Additionally, through the amendment process, I secured $200,000 to further support Project RIGHT, a non-profit that provides substance use and trauma outreach, prevention and intervention services for at-risk youth in the Grove Hall area of Boston. In terms of local programming, I also helped secure:

● $150,000 for Dimock Community Health Center to provide counseling and treatment for individuals suffering from behavioral health challenges;

● $100,000 for Community Servings to provide families with medically and culturally appropriate, free home-delivered meals, nutrition education, and workforce development opportunities for people battling chronic illness, including substance use disorder;

● $100,000 for school-based trauma counseling for youth struggling and many of whom are unable to see a provider outside of school.

The House continues the emphasis on providing increased access to permanent housing options. The caseload for hotels and motels is expected to zero out by the end of this fiscal year and projections indicate that caseloads for emergency assistance will return to pre-recession levels. The House’s spending plan invests $18 million in new funding for homelessness including:

● $100 million for the Massachusetts Rental Voucher Program;

● $15 million for residential assistance for families in transition;

● $6.5 million for the Department of Mental Health rental assistance;

● $46.2 for homeless individuals.

After healthcare spending and local aid, the budget for developmental services receives the largest increase in the House’s spending bill. Given the growing and changing need for developmental services this budget funds a $87 million increase bringing spending to more than $1.9 billion for these critical programs.

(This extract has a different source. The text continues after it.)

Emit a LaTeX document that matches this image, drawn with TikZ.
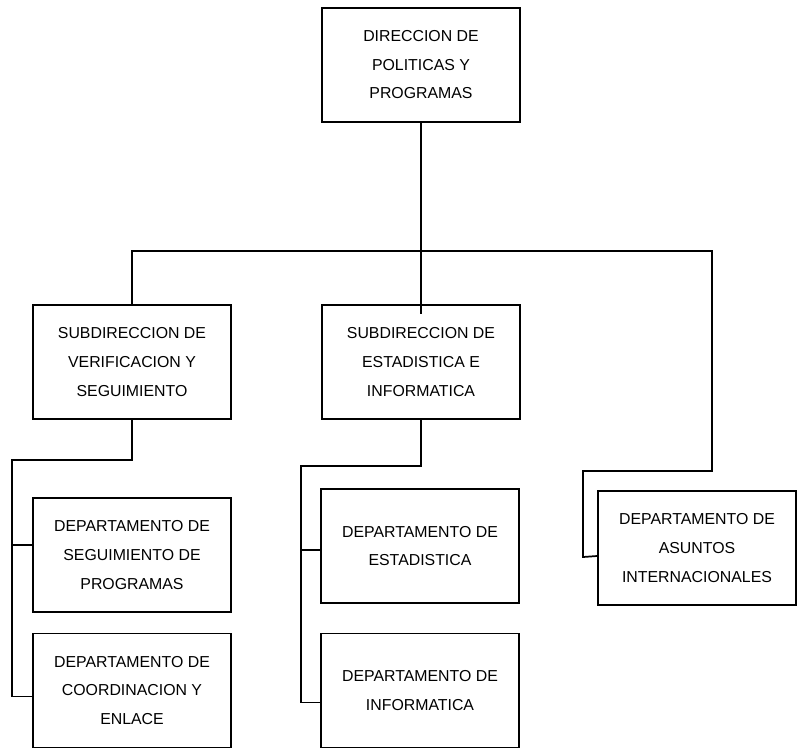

Finally, the budget creates a tax credit for businesses that hire veterans. Eligible businesses would receive $2,000 per year for the first two years of a veteran’s employment. This provision enhances the Commonwealth’s reputation as a national leader in providing benefits to military personnel, veterans and their families. And in anticipation of a criminal justice reform bill later in the session, the budget includes $3.5 million to fund recommendations made by the Council on State Government.

The budget is now being considered by the Senate with debate expected the week of May 22. After each chamber approved its version, a conference committee will be named to resolve differences between the House and Senate and produce a final legislative budget. The Governor will have ten days to review the budget and return his vetoes and recommendations for amendment.